[Records with drawing code]
↓

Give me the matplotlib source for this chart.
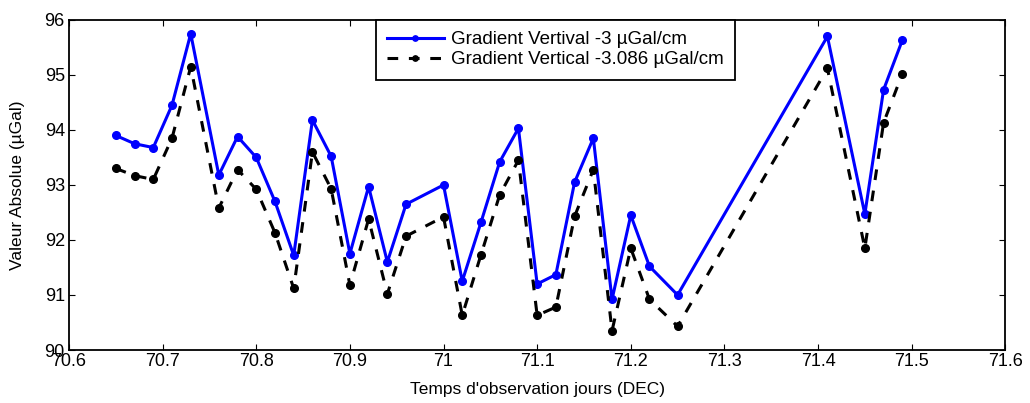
import numpy as np
import matplotlib.pyplot as plt

plt.rcParams['font.family'] = ['Liberation Sans', 'DejaVu Sans']

# temps (jours DEC)
t = [70.65, 70.67, 70.69, 70.71, 70.73, 70.76, 70.78, 70.80, 70.82, 70.84,
     70.86, 70.88, 70.90, 70.92, 70.94, 70.96, 71.00, 71.02, 71.04, 71.06,
     71.08, 71.10, 71.12, 71.14, 71.16, 71.18, 71.20, 71.22, 71.25, 71.41,
     71.45, 71.47, 71.49]

g1 = [93.9, 93.75, 93.68, 94.45, 95.75, 93.18, 93.88, 93.5, 92.7, 91.72,
      94.18, 93.52, 91.75, 92.97, 91.6, 92.65, 93.0, 91.25, 92.32, 93.42,
      94.03, 91.2, 91.37, 93.05, 93.85, 90.92, 92.45, 91.52, 91.0, 95.7,
      92.47, 94.73, 95.63]

g2 = [93.3, 93.17, 93.1, 93.85, 95.15, 92.58, 93.28, 92.92, 92.13, 91.12,
      93.6, 92.93, 91.18, 92.38, 91.02, 92.07, 92.42, 90.63, 91.73, 92.82,
      93.45, 90.63, 90.78, 92.43, 93.28, 90.35, 91.85, 90.92, 90.43, 95.12,
      91.85, 94.13, 95.02]

fig = plt.figure(figsize=(10.3, 4.03), dpi=100)
ax = fig.add_axes([0.067, 0.1315, 0.909, 0.819])

ax.plot(t, g1, '-', color='#0000ff', lw=2.2, marker='o', ms=5.5,
        label='Gradient Vertival -3 µGal/cm')
ax.plot(t, g2, '--', color='black', lw=2.2, marker='o', ms=5.5, dashes=(3.5, 3.5),
        label='Gradient Vertical -3.086 µGal/cm')

ax.set_xlim(70.6, 71.6)
ax.set_ylim(90, 96)
ax.set_xticks(np.arange(70.6, 71.61, 0.1))
ax.set_xticklabels(['70.6', '70.7', '70.8', '70.9', '71', '71.1', '71.2',
                    '71.3', '71.4', '71.5', '71.6'])
ax.set_yticks(range(90, 97))
ax.tick_params(direction='in', top=True, right=True, labelsize=13, length=4)
ax.tick_params(axis='x', pad=2)
ax.tick_params(axis='y', pad=3)
for s in ax.spines.values():
    s.set_linewidth(1.3)

ax.set_xlabel("Temps d'observation jours (DEC)", fontsize=12.5, labelpad=9)
ax.set_ylabel('Valeur Absolue (µGal)', fontsize=12.5, labelpad=14)

leg = ax.legend(loc='upper left', bbox_to_anchor=(0.328, 1.0), fontsize=13.5,
                fancybox=False, edgecolor='black', framealpha=1,
                handlelength=3.0, handletextpad=0.4, borderpad=0.6,
                labelspacing=0.15, borderaxespad=0, markerscale=0.7)
leg.get_frame().set_linewidth(1.3)

fig.savefig('out.png', dpi=100)
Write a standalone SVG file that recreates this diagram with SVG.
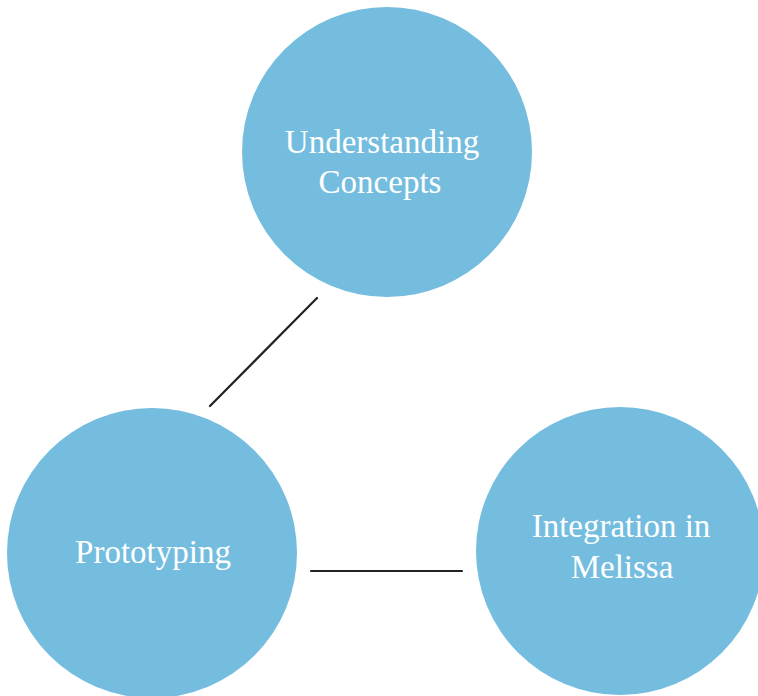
<svg xmlns="http://www.w3.org/2000/svg" width="758" height="696" viewBox="0 0 758 696">
<style>
.node{fill:#74bddf}
.lbl{font-family:"Liberation Serif","Times New Roman",serif;font-size:33px;fill:#ffffff;text-anchor:middle}
.conn{stroke:#222222;stroke-width:2.2;fill:none;stroke-linecap:round}
</style>
<rect width="758" height="696" fill="#ffffff"/>
<g id="connectors">
<line class="conn" x1="317" y1="298" x2="210" y2="406"/>
<line class="conn" x1="311" y1="571" x2="462" y2="571"/>
</g>
<g id="understanding">
<circle class="node" cx="387" cy="152" r="145"/>
<text class="lbl" x="382" y="153">Understanding</text>
<text class="lbl" x="380" y="193">Concepts</text>
</g>
<g id="prototyping">
<circle class="node" cx="152" cy="553" r="145"/>
<text class="lbl" x="153" y="563">Prototyping</text>
</g>
<g id="integration">
<circle class="node" cx="620" cy="551" r="144"/>
<text class="lbl" x="621" y="537">Integration in</text>
<text class="lbl" x="622" y="578">Melissa</text>
</g>
</svg>
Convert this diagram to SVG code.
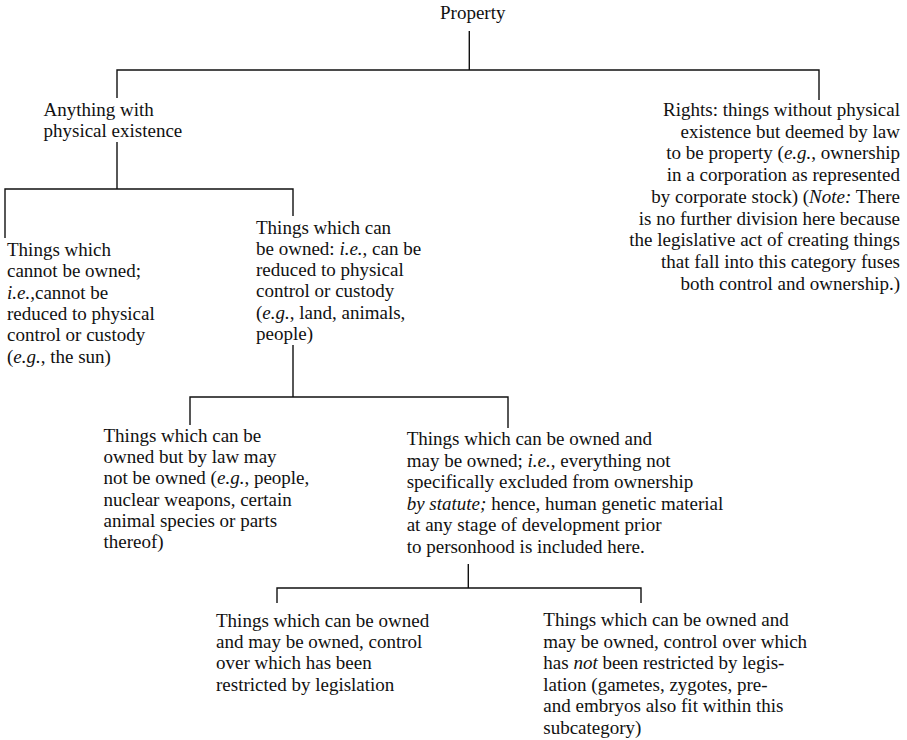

↑

■ Stated exercise
Write out every line of the listing that holds the word "matplotlib".

■ Right answer
Give me the matplotlib source for this chart.
import matplotlib.pyplot as plt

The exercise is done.